AP2
Agent Payments Protocol integration — LCP alongside mandates, intent enrichment, and dispute evidence.
This section is advisory.
AP2 is an open protocol (Apache 2.0) created by Google for secure AI-agent-driven payments. It uses W3C Verifiable Digital Credentials (VDCs) implemented as SD-JWT with Key Binding. 100+ partners including Mastercard, PayPal, American Express, and Coinbase.
Three Mandate Types
AP2 defines three mandate types:
- Cart Mandates (human-present) — user signs the exact cart. Includes a merchant cryptographic signature guaranteeing fulfillment and refund conditions.
- Intent Mandates (human-not-present) — user delegates within constraints (spending caps, merchant categories, validity windows).
- Payment Mandates — for the payments ecosystem, carrying authorization through the payment network.
LCP Alongside Mandates
AP2 mandates capture what was authorized — the user approved this cart or delegated this intent. LCP captures what terms govern the authorization — what the merchant offered, what dispute resolution applies, what obligations extend beyond payment. These are complementary:
AP2 Cart Mandate: "User approved purchase of items X, Y, Z for $500"

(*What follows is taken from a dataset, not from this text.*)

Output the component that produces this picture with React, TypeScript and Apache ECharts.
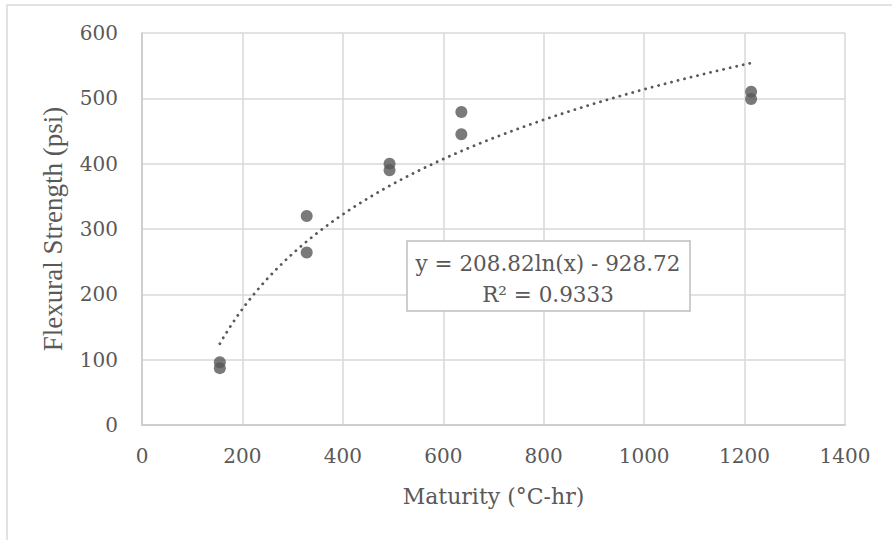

LCP reference: "Terms governing this purchase are at hash 0x7f83...,
jurisdiction NY, AAA arbitration, 30-day return policy"The LCP reference SHOULD travel alongside the mandate — either in the A2A transport metadata layer or in an AP2 extension field. When the mandate and the LCP reference are both present, the combination creates a complete record: who authorized what, under what terms.
Intent Mandate Enrichment
For autonomous (human-not-present) mandates, the natural language intent can be paired with machine-readable LCP constraints specifying the legal framework within which the agent may act. This extends the agent's authorization from financial constraints (spending caps, merchant categories) to legal constraints (acceptable jurisdictions, required dispute resolution methods, maximum contract duration).
Dispute Evidence Integration
AP2 defines a dispute evidence framework with liability allocation tables for scenarios including first-party fraud, agent mispicks, merchant non-fulfillment, and account takeover. The LCP contentHash and agreement record provide additional evidence:
- What terms were in effect at transaction time
- Whether the merchant's offer matched the terms at transaction time
- What dispute resolution process was specified
The combination of AP2's liability allocation tables and LCP's terms record creates a complete evidentiary foundation for dispute resolution.